When I rewrote this paragraph, I changed shone to glowed, view to vision, falling to crashing, pieces to fragments, move to steer, plagued to tortured, and pieces again to fragments.

Eight Rules

Finally, remember that having these eight rules to follow is not like having a spare tire in the trunk. There is no guarantee that the new word will work better than the old. Power words do not exist in a vacuum, and swapping a word for one of greater power is no bargain if the new word repeals some other work you have done in the sentence. If your suave and romantic hero takes his dream girl into a classy restaurant and orders snails instead of escargot, you will have inserted a word that is shorter, more familiar, and certainly unexpected. But the sentence will lose some power, and for an instant the reader will lose his belief that everything you tell him is true. And, for that matter, the hero will probably lose the girl.


Copyright 1985 Gary Provost. All Rights Reserved. Reprinted with Permission.

* Editor’s Note by Bill Frank: Gary Provost is known as “The writer’s writer,” and is beloved in the publishing world. I spoke with him in person for permission to use this article, and was fortunate to meet Gary. He died in 1995.

Thousands of his articles, columns, humor, and celebrity profiles were published in newspapers and magazines around the country. He wrote for Writer’s Digest magazine, the world’s leading trade journal for writers. That’s where I discovered “Pack Every Word With Power.”

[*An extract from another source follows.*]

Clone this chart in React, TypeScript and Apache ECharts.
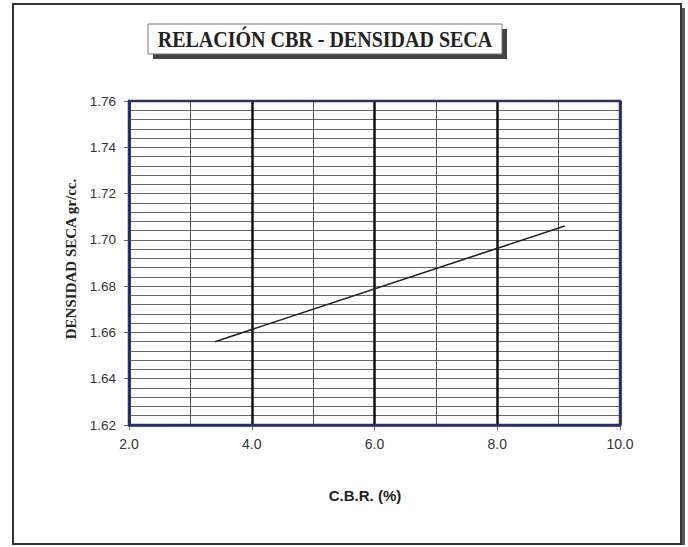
import React, { useEffect, useRef } from "react";
import * as echarts from "echarts";

const titleText = "RELACIÓN CBR - DENSIDAD SECA";
const xAxisTitle = "C.B.R. (%)";
const yAxisTitle = "DENSIDAD SECA gr/cc.";
// CBR (%) vs dry density (gr/cc) – fitted line end points
const cbrValues = [3.4, 9.1];
const densityValues = [1.656, 1.706];
const xRange = [2, 10];
const yRange = [1.62, 1.76];

const serif = "'Liberation Serif', 'Times New Roman', serif";
const sans = "'Liberation Sans', Arial, sans-serif";

export default function App() {
  const ref = useRef<HTMLDivElement>(null);
  useEffect(() => {
    if (!ref.current) return;
    const chart = echarts.init(ref.current, null, { renderer: "svg" });
    const navy = "#24306e";
    chart.setOption({
      animation: false,
      backgroundColor: "#ffffff",
      grid: {
        left: 129,
        right: 68,
        top: 101,
        bottom: 122,
        show: true,
        borderColor: navy,
        borderWidth: 2.5,
        backgroundColor: "transparent",
        z: 3,
      },
      xAxis: {
        type: "value",
        min: xRange[0],
        max: xRange[1],
        interval: 2,
        axisLine: { show: true, lineStyle: { color: navy, width: 2.5 } },
        axisTick: { show: true, length: 5, lineStyle: { color: "#666", width: 1 } },
        axisLabel: {
          margin: 12,
          fontFamily: sans,
          fontSize: 14,
          color: "#333",
          formatter: (v: number) => v.toFixed(1),
        },
        splitLine: { show: true, lineStyle: { color: "#111", width: 2.5 } },
        minorTick: { show: false, splitNumber: 2 },
        minorSplitLine: { show: true, lineStyle: { color: "#555", width: 1 } },
      },
      yAxis: {
        type: "value",
        min: yRange[0],
        max: yRange[1],
        interval: 0.02,
        axisLine: { show: true, lineStyle: { color: navy, width: 2.5 } },
        axisTick: { show: true, length: 5, lineStyle: { color: "#666", width: 1 } },
        axisLabel: {
          margin: 13,
          fontFamily: sans,
          fontSize: 13.5,
          color: "#333",
          formatter: (v: number) => v.toFixed(2),
        },
        splitLine: { show: true, lineStyle: { color: "#666", width: 1 } },
        minorTick: { show: false, splitNumber: 5 },
        minorSplitLine: { show: true, lineStyle: { color: "#666", width: 1 } },
      },
      series: [
        {
          type: "line",
          data: cbrValues.map((c, i) => [c, densityValues[i]]),
          showSymbol: false,
          lineStyle: { color: "#222", width: 1.6 },
          z: 5,
        },
      ],
      graphic: [
        { type: "rect", shape: { x: 681, y: 8, width: 4, height: 537 }, style: { fill: "#555" }, z: 1 },
        { type: "rect", shape: { x: 13, y: 4, width: 668, height: 540 }, style: { fill: "none", stroke: "#333", lineWidth: 2 }, z: 1 },
        { type: "rect", shape: { x: 153, y: 29, width: 354, height: 30 }, style: { fill: "#444" }, z: 10 },
        { type: "rect", shape: { x: 148, y: 24, width: 354, height: 30 }, style: { fill: "#fff", stroke: "#777", lineWidth: 1 }, z: 11 },
        {
          type: "text",
          x: 325,
          y: 40,
          scaleX: 0.87,
          z: 12,
          style: {
            text: titleText,
            align: "center",
            verticalAlign: "middle",
            fontFamily: serif,
            fontWeight: "bold",
            fontSize: 23,
            fill: "#222",
          },
        },
        {
          type: "text",
          x: 71,
          y: 259,
          rotation: Math.PI / 2,
          z: 12,
          style: {
            text: yAxisTitle,
            align: "center",
            verticalAlign: "middle",
            fontFamily: serif,
            fontWeight: "bold",
            fontSize: 15,
            fill: "#222",
          },
        },
        {
          type: "text",
          x: 365,
          y: 495,
          z: 12,
          style: {
            text: xAxisTitle,
            align: "center",
            verticalAlign: "middle",
            fontFamily: sans,
            fontWeight: "bold",
            fontSize: 15,
            fill: "#222",
          },
        },
      ],
    });
    return () => chart.dispose();
  }, []);
  return <div ref={ref} style={{ width: 688, height: 547, position: "absolute", left: 0, top: 0 }} />;
}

Gary sold 22 fiction and nonfiction books to major publishing houses. He spoke at writing conferences, and conducted WRITE IT/SELL IT weekend seminars, and ten-day WRITERS RETREAT WORKSHOPS.

I seldom ever, no wait a minute, I never write something without referencing the tips in “Pack Every Word With Power.”

As a student of writing, I’ve read a lot of how-to books from luminaries like E.B. White, Stephen King, Lynne Truss, John McPhee, and Julia Cameron. In my view, Gary Provost is the best there is.